Not quite. Instead of a test balloon, it has a butterfly valve inside. They had a one page advertisement in one of the trade magazines last year, and I have been thinking about the product ever since.


----------



## RealLivePlumber (Jun 22, 2008)

This?


----------



## ranman (Jan 24, 2010)

i cant find anything on it. i would like to see it. here is what i use http://www.fastenal.com/web/products/detail.ex?sku=0459049


----------



## RealLivePlumber (Jun 22, 2008)

JR Smith


----------



## markb (Jun 11, 2009)

ranman said:


> i cant find anything on it. i would like to see it. here is what i use http://www.fastenal.com/web/products/detail.ex?sku=0459049


They have those at the wholesaler. Do you find that they work ok?


----------



## markb (Jun 11, 2009)

RealLivePlumber said:


> This?


I'm looking for something that does just that, but the problem with that one is once you are done you leave the cleanout installed. I am looking for something that simply screws into an existing 4" c/o and turns it into a valve.*



*Good for testing AND customers that don't pay  If they don't pay, you don't open the valve.:laughing:


----------



## futz (Sep 17, 2009)

markb said:


> I'm looking for something that does just that, but the problem with that one is once you are done you leave the cleanout installed. I am looking for something that simply screws into an existing 4" c/o and turns it into a valve.

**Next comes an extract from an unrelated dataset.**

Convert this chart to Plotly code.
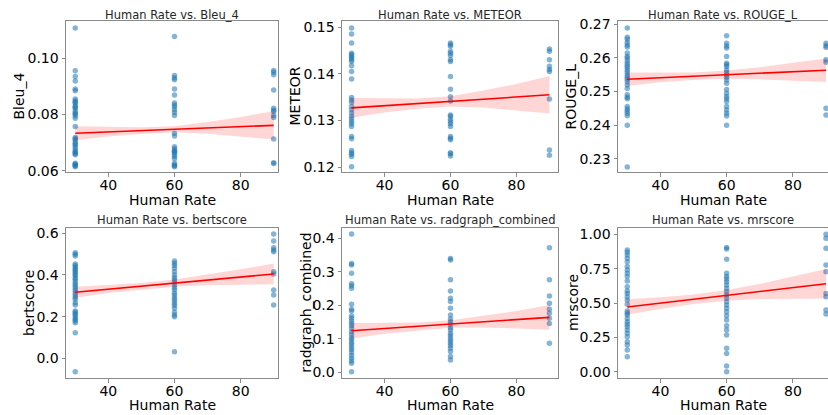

Not exactly what you're asking for, but Cherne Clean-Seal plugs work pretty well. Sort of the same idea, but an inflatable plug instead of a butterfly valve.


----------



## jeffreyplumber (Dec 7, 2009)

There is a good system. it involves a regular cast iron COT then you insert this kind of a lever in the hole , lock it closed when your done realease handel water goes down minimal spillage . I think its by cherne


----------



## markb (Jun 11, 2009)

futz said:


> Not exactly what you're asking for, but Cherne Clean-Seal plugs work pretty well. Sort of the same idea, but an inflatable plug instead of a butterfly valve.


Ended up buying three of those today. Lets see how they work. Thanks everyone.


----------